The call to action includes measures based on five strategic priorities:

  • ­Strengthen environmental crimes prevention
  • ­Coordinate efforts to fight against criminal networks
  • ­Intensify prosecutions for these types of crimes
  • ­Improve remedies for damage caused by them
  • ­Monitor the impact of measures taken against environmental crimes

The conference was followed by a meeting of INTERPOL's Pollution Crime Working Group, which elected a new board with representatives from Angola, Cameroon, Indonesia, The Netherlands (vice chair), South Africa, and the United States (chair). Under the board's leadership, key future activities in line with INTERPOL's strategic goals were identified as raising awareness, enhancing the exchange of information, capacity development, and operations.

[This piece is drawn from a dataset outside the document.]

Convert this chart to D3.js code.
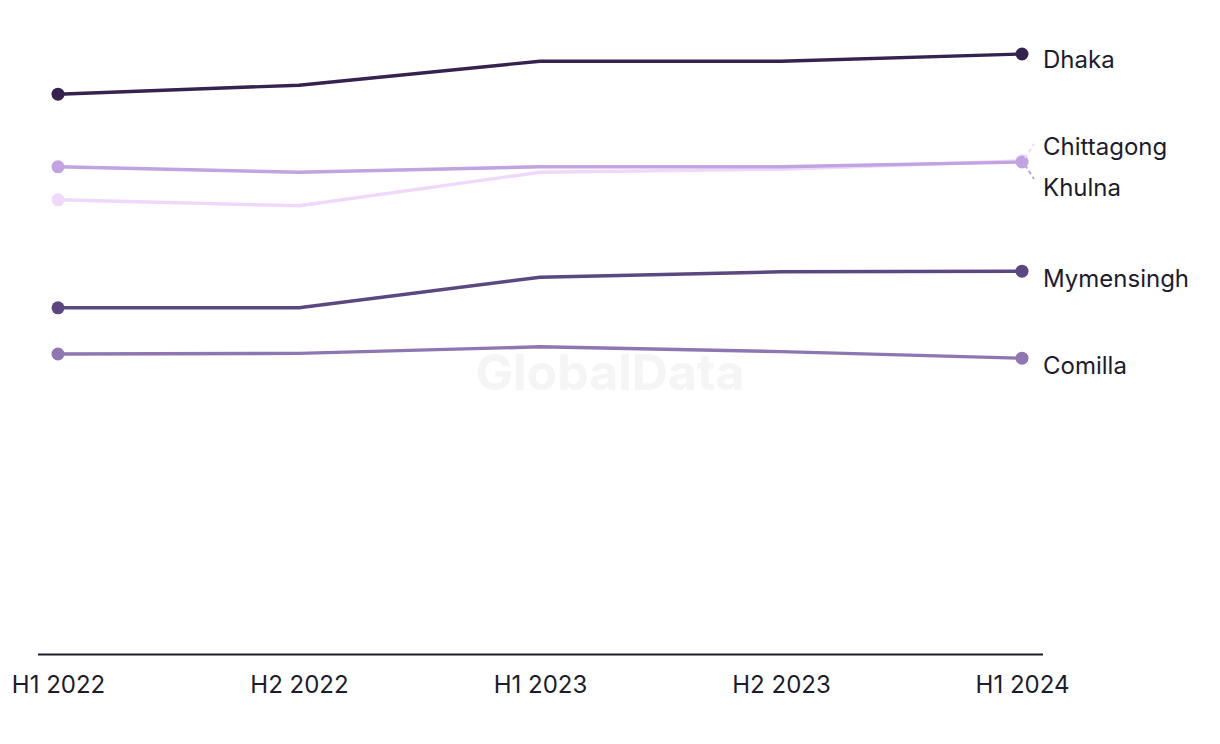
<!DOCTYPE html>
<html>
<head>
<meta charset="utf-8">
<script src="https://cdn.jsdelivr.net/npm/d3@7"></script>
<style>
  html, body { margin: 0; padding: 0; background: #fff; }
  svg { display: block; font-family: Inter, "Noto Sans", sans-serif; }
</style>
</head>
<body>
<svg id="chart" width="1220" height="744"></svg>
<script>
const periods = ["H1 2022", "H2 2022", "H1 2023", "H2 2023", "H1 2024"];
const dhaka      = [93.3, 94.8, 98.8, 98.8, 100.0];
const khulna     = [81.2, 80.3, 81.2, 81.2, 82.0];
const chittagong = [75.7, 74.7, 80.3, 80.8, 82.2];
const mymensingh = [57.7, 57.7, 62.8, 63.7, 63.8];
const comilla    = [50.0, 50.1, 51.2, 50.4, 49.3];

const seriesNames  = ["Dhaka", "Khulna", "Chittagong", "Mymensingh", "Comilla"];
const seriesValues = [dhaka, khulna, chittagong, mymensingh, comilla];
const seriesColors = ["#35224f", "#c0a3e0", "#f0d8fa", "#5c4880", "#8f76b3"];
// label offsets (px) to avoid overlap
const labelShift   = [6, 26, -14, 7, 7];

const svg = d3.select("#chart");
const x = d3.scalePoint().domain(periods).range([58, 1022]);
const y = d3.scaleLinear().domain([0, 100]).range([654, 54]);

// watermark
svg.append("text")
  .attr("x", 610).attr("y", 390)
  .attr("text-anchor", "middle")
  .attr("font-size", 50).attr("font-weight", 700)
  .attr("fill", "#f5f5f5")
  .text("GlobalData");

// axis
const axis = d3.axisBottom(x).tickSize(0).tickPadding(22);
const gx = svg.append("g").attr("transform", "translate(0,654)").call(axis);
gx.select(".domain").remove();
gx.selectAll("text").attr("font-size", 24).attr("fill", "#1c1c2e").attr("font-family", "Inter, sans-serif");
svg.append("line").attr("x1", 38).attr("x2", 1043).attr("y1", 654.5).attr("y2", 654.5)
  .attr("stroke", "#1c1c2e").attr("stroke-width", 2);

const line = d3.line().x((d, i) => x(periods[i])).y(d => y(d));

const order = [2, 1, 4, 3, 0];
order.forEach(k => {
  const vals = seriesValues[k];
  const g = svg.append("g");
  g.append("path").datum(vals).attr("d", line)
    .attr("fill", "none").attr("stroke", seriesColors[k]).attr("stroke-width", 3.4);
  [0, vals.length - 1].forEach(i => {
    g.append("circle").attr("cx", x(periods[i])).attr("cy", y(vals[i])).attr("r", 6.5)
      .attr("fill", seriesColors[k]);
  });
});

// labels
seriesNames.forEach((name, k) => {
  const vals = seriesValues[k];
  const last = vals[vals.length - 1];
  const ly = y(last) + labelShift[k];
  if (name === "Chittagong" || name === "Khulna") {
    const dir = name === "Chittagong" ? -1 : 1;
    svg.append("line")
      .attr("x1", x(periods[4]) + 3).attr("y1", y(last) + dir * 3)
      .attr("x2", x(periods[4]) + 12).attr("y2", y(last) + dir * 17)
      .attr("stroke", seriesColors[k]).attr("stroke-width", 2)
      .attr("stroke-dasharray", "4,3");
  }
  svg.append("text")
    .attr("x", 1043).attr("y", ly)
    .attr("dy", "0.35em")
    .attr("font-size", 24).attr("fill", "#1c1c2e")
    .text(name);
});
</script>
</body>
</html>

In addition, the 2nd INTERPOL–UNEP International Environmental Compliance and Enforcement Conference will be held Nov. 16-17 in Singapore to discuss the most pressing challenges, review steps taken since the first conference in 2013, and develop a joint action plan for the coming years. This conference precedes the 2015 United Nations Conference on Climate Change, which will be held Nov. 30-Dec. 11 in Paris and where governments will try to reach a new, universal climate change agreement.

On Nov. 13, prior to the terrorist attacks in Paris that were unfolding later in the day, President Obama spoke by phone French President Francois Hollande to discuss the Paris climate conference. Both men stressed their personal commitment to reach "an ambitious and durable climate change agreement as well as their determination to work together to do so," according to a White House news release.